* RECORDED DATA

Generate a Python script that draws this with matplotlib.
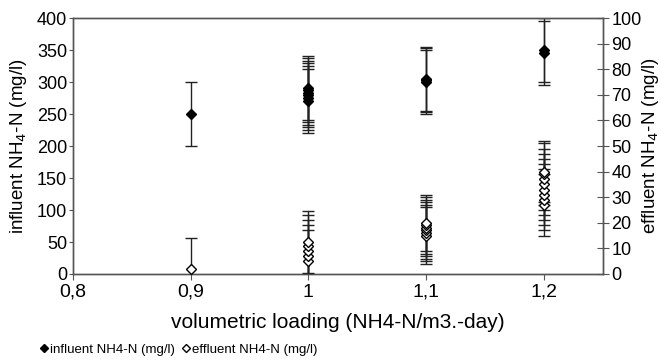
import matplotlib
matplotlib.use("Agg")
import matplotlib.pyplot as plt
from matplotlib.lines import Line2D

plt.rcParams['font.family'] = ['Liberation Sans', 'DejaVu Sans']

# influent (left axis)
inf_x = [0.9, 1.0, 1.0, 1.0, 1.0, 1.0, 1.0, 1.1, 1.1, 1.1, 1.2, 1.2]
inf_y = [250, 270, 275, 280, 283, 287, 290, 300, 303, 305, 345, 350]
inf_err = [50, 50, 50, 50, 50, 50, 50, 50, 50, 50, 50, 50]

# effluent (right axis)
eff_x = [0.9, 1.0, 1.0, 1.0, 1.0, 1.0,
         1.1, 1.1, 1.1, 1.1, 1.1, 1.1,
         1.2, 1.2, 1.2, 1.2, 1.2, 1.2, 1.2, 1.2]
eff_y = [2, 5, 7, 9, 11, 12.5,
         15, 16, 17, 18, 19, 20,
         27, 29, 31, 33, 35, 37, 39, 40]
eff_err = [12, 12, 12, 12, 12, 12,
           11, 11, 11, 11, 11, 11,
           12, 12, 12, 12, 12, 12, 12, 12]

xticks = [0.8, 0.9, 1.0, 1.1, 1.2]
xticklabels = ["0,8", "0,9", "1", "1,1", "1,2"]
left_ticks = [0, 50, 100, 150, 200, 250, 300, 350, 400]
right_ticks = [0, 10, 20, 30, 40, 50, 60, 70, 80, 90, 100]

fig = plt.figure(figsize=(6.61, 3.61), dpi=100)
ax = fig.add_axes([0.110, 0.241, 0.802, 0.709])
ax2 = ax.twinx()

spine_c = '#555555'
for a in (ax, ax2):
    for s in a.spines.values():
        s.set_color(spine_c)
        s.set_linewidth(1.0)

ax.errorbar(inf_x, inf_y, yerr=inf_err, fmt='D', color='black', ecolor='#222222',
            markersize=5, elinewidth=1.0, capsize=4, capthick=1.0, zorder=3)
ax2.errorbar(eff_x, eff_y, yerr=eff_err, fmt='D', color='black', ecolor='#222222',
             markerfacecolor='white', markeredgecolor='black', markeredgewidth=1.0,
             markersize=5, elinewidth=1.0, capsize=4, capthick=1.0, zorder=3)

ax.set_xlim(0.8, 1.25)
ax.set_ylim(0, 400)
ax2.set_ylim(0, 100)
ax.set_xticks(xticks)
ax.set_xticklabels(xticklabels)
ax.set_yticks(left_ticks)
ax2.set_yticks(right_ticks)

ax.tick_params(axis='x', direction='out', length=4, color=spine_c, labelsize=14, pad=3)
ax.tick_params(axis='y', direction='out', length=3, color=spine_c, labelsize=13, pad=1)
ax2.tick_params(axis='y', direction='inout', length=8, color=spine_c, labelsize=13, pad=2)

ax.set_xlabel("volumetric loading (NH4-N/m3.-day)", fontsize=15, labelpad=9)
ax.set_ylabel("influent NH$_4$-N (mg/l)", fontsize=13.5, labelpad=6)
ax2.set_ylabel("effluent NH$_4$-N (mg/l)", fontsize=13.5)
ax2.yaxis.set_label_coords(1.070, 0.5)

h1 = Line2D([], [], marker='D', color='black', linestyle='none', markersize=4)
h2 = Line2D([], [], marker='D', color='black', markerfacecolor='white', linestyle='none', markersize=4)
fig.legend([h1, h2], ["influent NH4-N (mg/l)", "effluent NH4-N (mg/l)"],
           loc='lower left', bbox_to_anchor=(0.042, -0.012), ncol=2, frameon=False,
           fontsize=9.5, handletextpad=0.0, columnspacing=0.3, handlelength=1.0,
           borderaxespad=0.3)

fig.savefig("out.png", dpi=100)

* TO DO
Set every line down exactly as written, leaving each picture out.

* ANSWER FOR THE TASK
Generate a Python script that draws this with matplotlib.
import matplotlib
matplotlib.use("Agg")
import matplotlib.pyplot as plt
from matplotlib.lines import Line2D

plt.rcParams['font.family'] = ['Liberation Sans', 'DejaVu Sans']

# influent (left axis)
inf_x = [0.9, 1.0, 1.0, 1.0, 1.0, 1.0, 1.0, 1.1, 1.1, 1.1, 1.2, 1.2]
inf_y = [250, 270, 275, 280, 283, 287, 290, 300, 303, 305, 345, 350]
inf_err = [50, 50, 50, 50, 50, 50, 50, 50, 50, 50, 50, 50]

# effluent (right axis)
eff_x = [0.9, 1.0, 1.0, 1.0, 1.0, 1.0,
         1.1, 1.1, 1.1, 1.1, 1.1, 1.1,
         1.2, 1.2, 1.2, 1.2, 1.2, 1.2, 1.2, 1.2]
eff_y = [2, 5, 7, 9, 11, 12.5,
         15, 16, 17, 18, 19, 20,
         27, 29, 31, 33, 35, 37, 39, 40]
eff_err = [12, 12, 12, 12, 12, 12,
           11, 11, 11, 11, 11, 11,
           12, 12, 12, 12, 12, 12, 12, 12]

xticks = [0.8, 0.9, 1.0, 1.1, 1.2]
xticklabels = ["0,8", "0,9", "1", "1,1", "1,2"]
left_ticks = [0, 50, 100, 150, 200, 250, 300, 350, 400]
right_ticks = [0, 10, 20, 30, 40, 50, 60, 70, 80, 90, 100]

fig = plt.figure(figsize=(6.61, 3.61), dpi=100)
ax = fig.add_axes([0.110, 0.241, 0.802, 0.709])
ax2 = ax.twinx()

spine_c = '#555555'
for a in (ax, ax2):
    for s in a.spines.values():
        s.set_color(spine_c)
        s.set_linewidth(1.0)

ax.errorbar(inf_x, inf_y, yerr=inf_err, fmt='D', color='black', ecolor='#222222',
            markersize=5, elinewidth=1.0, capsize=4, capthick=1.0, zorder=3)
ax2.errorbar(eff_x, eff_y, yerr=eff_err, fmt='D', color='black', ecolor='#222222',
             markerfacecolor='white', markeredgecolor='black', markeredgewidth=1.0,
             markersize=5, elinewidth=1.0, capsize=4, capthick=1.0, zorder=3)

ax.set_xlim(0.8, 1.25)
ax.set_ylim(0, 400)
ax2.set_ylim(0, 100)
ax.set_xticks(xticks)
ax.set_xticklabels(xticklabels)
ax.set_yticks(left_ticks)
ax2.set_yticks(right_ticks)

ax.tick_params(axis='x', direction='out', length=4, color=spine_c, labelsize=14, pad=3)
ax.tick_params(axis='y', direction='out', length=3, color=spine_c, labelsize=13, pad=1)
ax2.tick_params(axis='y', direction='inout', length=8, color=spine_c, labelsize=13, pad=2)

ax.set_xlabel("volumetric loading (NH4-N/m3.-day)", fontsize=15, labelpad=9)
ax.set_ylabel("influent NH$_4$-N (mg/l)", fontsize=13.5, labelpad=6)
ax2.set_ylabel("effluent NH$_4$-N (mg/l)", fontsize=13.5)
ax2.yaxis.set_label_coords(1.070, 0.5)

h1 = Line2D([], [], marker='D', color='black', linestyle='none', markersize=4)
h2 = Line2D([], [], marker='D', color='black', markerfacecolor='white', linestyle='none', markersize=4)
fig.legend([h1, h2], ["influent NH4-N (mg/l)", "effluent NH4-N (mg/l)"],
           loc='lower left', bbox_to_anchor=(0.042, -0.012), ncol=2, frameon=False,
           fontsize=9.5, handletextpad=0.0, columnspacing=0.3, handlelength=1.0,
           borderaxespad=0.3)

fig.savefig("out.png", dpi=100)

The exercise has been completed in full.